Bitcoin miners are increasingly prioritizing data center capacity for AI workloads over traditional Bitcoin mining, driven by more favorable economics and strong demand for AI infrastructure, despite current Bitcoin price weakness.
Takeways• Bitcoin miners are strategically pivoting to AI data center services due to superior financial incentives and stable, long-term contracts.
• Lucrative AI leases, like HUT's Google-backed deal, offer better terms, higher revenue, and easier financing than traditional Bitcoin mining.
• Bitcoin mining faces economic pressure from low prices and hash rates, leading some public miners to reduce Bitcoin-dedicated operations, while political and power access issues pose additional challenges for industry growth.

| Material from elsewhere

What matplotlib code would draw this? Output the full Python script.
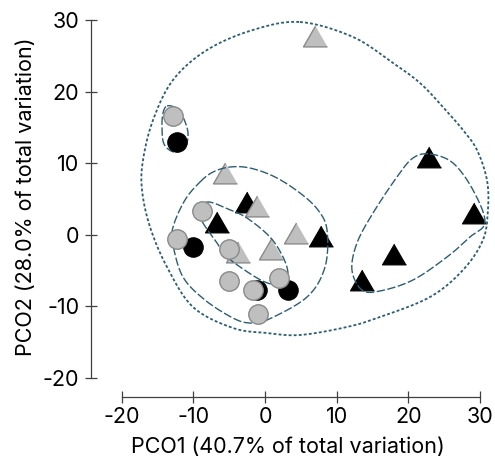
import matplotlib
matplotlib.use("Agg")
import numpy as np
import matplotlib.pyplot as plt

plt.rcParams["font.family"] = ["Inter", "DejaVu Sans"]
plt.rcParams["axes.unicode_minus"] = False

# PCO scores per group
gray_circle_x = [-12.8, -12.24, -8.75, -5.03, -4.99, -1.72, 1.95, -0.94]
gray_circle_y = [16.6, -0.66, 3.34, -2.01, -6.42, -7.75, -6.0, -11.14]
black_circle_x = [-12.33, -10.0, -1.16, 3.25]
black_circle_y = [12.9, -1.69, -7.75, -7.75]
gray_tri_x = [6.97, -5.54, -1.08, -3.73, 0.79, 4.32]
gray_tri_y = [27.72, 8.61, 3.95, -2.48, -2.06, 0.26]
black_tri_x = [-6.77, -2.56, 7.77, 13.49, 17.99, 22.92, 29.16]
black_tri_y = [1.76, 4.56, -0.24, -6.35, -2.71, 10.85, 3.02]

# cluster outlines (outline vertices in PCO units)
outer_x = [4.88, 12.27, 17.86, 21.62, 24.83, 27.62, 29.58, 30.97, 31.11, 30.41, 27.62, 23.02, 16.04,
           11.44, 4.88, 0.27, -4.47, -10.05, -13.68, -16.05, -17.17, -17.03, -15.63, -12.84, -8.1, -1.68]
outer_y = [29.72, 27.63, 23.99, 21.2, 17.84, 14.63, 11.83, 7.64, 3.44, -0.75, -4.95, -8.72, -11.52,
           -12.91, -14.03, -13.75, -13.05, -10.12, -4.53, 1.07, 6.24, 10.43, 16.02, 21.62, 25.81, 28.61]
mid_x = [-9.07, -7.26, -4.89, -2.1, 1.39, 4.88, 7.39, 8.65, 8.37, 5.86, 0.27, -2.1, -4.47,
         -8.38, -11.45, -12.84, -12.84, -11.17]
mid_y = [7.36, 8.75, 9.45, 9.31, 8.06, 5.82, 3.44, 0.65, -4.53, -8.72, -11.94, -12.36, -11.66,
         -9.14, -5.92, -1.45, 1.07, 4.84]
inner_x = [-9.35, -7.96, -5.17, -2.52, 0.69, 2.51, 3.2, 2.65, 1.39, -1.12, -5.31, -6.7, -8.66]
inner_y = [3.44, 4.56, 3.58, 2.32, -0.33, -3.13, -5.37, -6.76, -7.04, -6.06, -3.13, -1.17, 1.63]
small_x = [-13.68, -12.42, -11.45, -10.75, -11.17, -12.7, -14.1, -14.38, -14.24]
small_y = [17.98, 17.7, 16.44, 14.21, 12.25, 11.55, 12.67, 15.05, 17.0]
right_x = [23.02, 26.23, 29.02, 30.69, 28.6, 25.39, 20.65, 16.04, 13.53, 12.13, 12.83, 15.07, 18.41, 20.65]
right_y = [11.27, 10.01, 6.24, 1.76, -0.33, -3.13, -6.34, -7.88, -7.74, -4.95, -1.17, 3.02, 8.06, 10.71]

x_ticks = [-20, -10, 0, 10, 20, 30]
y_ticks = [-20, -10, 0, 10, 20, 30]


def closed_curve(xs, ys, n=30):
    # periodic Catmull-Rom through the outline vertices
    p = np.column_stack([xs, ys])
    m = len(p)
    t = np.linspace(0, 1, n, endpoint=False)[:, None]
    segs = []
    for i in range(m):
        p0, p1, p2, p3 = p[i - 1], p[i], p[(i + 1) % m], p[(i + 2) % m]
        segs.append(0.5 * (2 * p1 + (-p0 + p2) * t + (2 * p0 - 5 * p1 + 4 * p2 - p3) * t ** 2
                           + (-p0 + 3 * p1 - 3 * p2 + p3) * t ** 3))
    c = np.vstack(segs)
    c = np.vstack([c, c[:1]])
    return c[:, 0], c[:, 1]


fig = plt.figure(figsize=(4.95, 4.63), dpi=100)
ax = fig.add_axes([0.2459, 0.1842, 0.7238, 0.7726])

line_col = "#2b5d73"
tri = [(0, 0.433), (-0.5, -0.433), (0.5, -0.433)]

ax.plot(black_tri_x, black_tri_y, ls="none", marker=tri, ms=17.3, mfc="black", mec="black",
        mew=0.8, clip_on=False, zorder=2)
ax.plot(gray_tri_x, gray_tri_y, ls="none", marker=tri, ms=17.3, mfc="#bfbfbf", mec="#8a8a8a",
        mew=1.0, clip_on=False, zorder=2.1)

for xs, ys in [(mid_x, mid_y), (inner_x, inner_y), (small_x, small_y), (right_x, right_y)]:
    cx, cy = closed_curve(xs, ys)
    ax.plot(cx, cy, color=line_col, lw=1.0, ls=(0, (6, 1.8)), clip_on=False, zorder=2.5)
cx, cy = closed_curve(outer_x, outer_y)
ax.plot(cx, cy, color=line_col, lw=1.3, ls=(0, (1.6, 1.2)), clip_on=False, zorder=2.5)

ax.plot(black_circle_x, black_circle_y, ls="none", marker="o", ms=14, mfc="black", mec="black",
        mew=0.8, clip_on=False, zorder=3)
ax.plot(gray_circle_x, gray_circle_y, ls="none", marker="o", ms=14, mfc="#bfbfbf", mec="#8a8a8a",
        mew=1.0, clip_on=False, zorder=3.1)

ax.set_xlim(-20, 30)
ax.set_ylim(-20, 30)
ax.set_xticks(x_ticks)
ax.set_yticks(y_ticks)

for s in ["top", "right"]:
    ax.spines[s].set_visible(False)
ax.spines["left"].set_position(("outward", 22.3))
ax.spines["bottom"].set_position(("outward", 13.7))
ax.spines["left"].set_bounds(-20, 30)
ax.spines["bottom"].set_bounds(-20, 30)
for s in ["left", "bottom"]:
    ax.spines[s].set_color("#404040")
    ax.spines[s].set_linewidth(0.9)

ax.tick_params(direction="inout", length=8.5, width=0.9, color="#404040", labelsize=15.5)
ax.tick_params(axis="x", pad=3)
ax.tick_params(axis="y", pad=4)

ax.set_xlabel("PCO1 (40.7% of total variation)", fontsize=15.5)
ax.set_ylabel("PCO2 (28.0% of total variation)", fontsize=15.5)
ax.xaxis.set_label_coords(0.464, -0.165)
ax.yaxis.set_label_coords(-0.24, 0.505)

fig.savefig("out.png", dpi=100)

Bitcoin miners are shifting their focus to providing data center capacity for AI workloads, a strategy reaffirmed by recent Bitcoin price weakness and declining hash price. This pivot offers significantly better financial terms, including longer leases with credit backstops and higher revenue per megawatt, compared to Bitcoin mining. While public miners are seeing some stock impact from a broader tech sell-off, the long-term demand for AI infrastructure remains strong, signaling a strategic and lucrative direction for these companies.
Shift to AI Workloads
• 00:03:36 Bitcoin miners are increasingly focusing on providing data center capacity for AI workloads, a strategic shift that has intensified due to Bitcoin's recent price struggles and lower hash rates. This pivot, initiated about six months prior, is driven by the more attractive financial profiles of AI data centers, which offer significantly higher valuation multiples (e.g., 15x EVAT for AI versus 3-4x for Bitcoin mining) and more stable, long-term contracts (e.g., 15 years) compared to the volatile economics of Bitcoin mining.
Lucrative AI Contracts
• 00:07:07 The terms for providing AI data center capacity have improved for Bitcoin miners, exemplified by HUT's 'best contract seen so far' in December. This lease included a full 15-year credit backstop from Google, facilitating easier financing with lower debt rates, and offered attractive economics with an initial revenue of over $1.5 million per megawatt, escalating by 3% annually. Additionally, these new contracts provide longer execution times (e.g., 14-15 months ready-for-service date) and less stringent cancellation clauses, indicating increased negotiating power for miners and a more lenient stance from hyperscalers.
Bitcoin Mining Challenges
• 00:14:03 Current Bitcoin price levels, particularly below $70,000, are creating dangerous economics for miners, with many operating near or below cash break-even costs, especially when factoring in depreciation. This situation has prompted discussions about turning off less efficient rigs and exiting high-cost operations. As public Bitcoin miners retrofit their data centers for AI, a significant portion of their current hash rate (estimated around 25% of public US hash over the next two years) is expected to come offline, potentially offering a respite for remaining Bitcoin-focused miners but also signaling a broader shift away from pure Bitcoin mining.
Miner Financing & Political Headwinds
• 00:23:51 Bitcoin miners pursuing AI routes are primarily funding their data center builds through attractive financing secured by hyperscaler agreements, rather than selling Bitcoin to cover operational expenses. Companies like Cipher have closed very low-rate financing deals. However, the industry faces increasing political pushback at the state and local levels regarding power allocation to data centers, raising questions about whether miners will secure the anticipated power capacity. The outcome of new batch processing rules from the OT remains uncertain, posing a potential challenge to future expansion.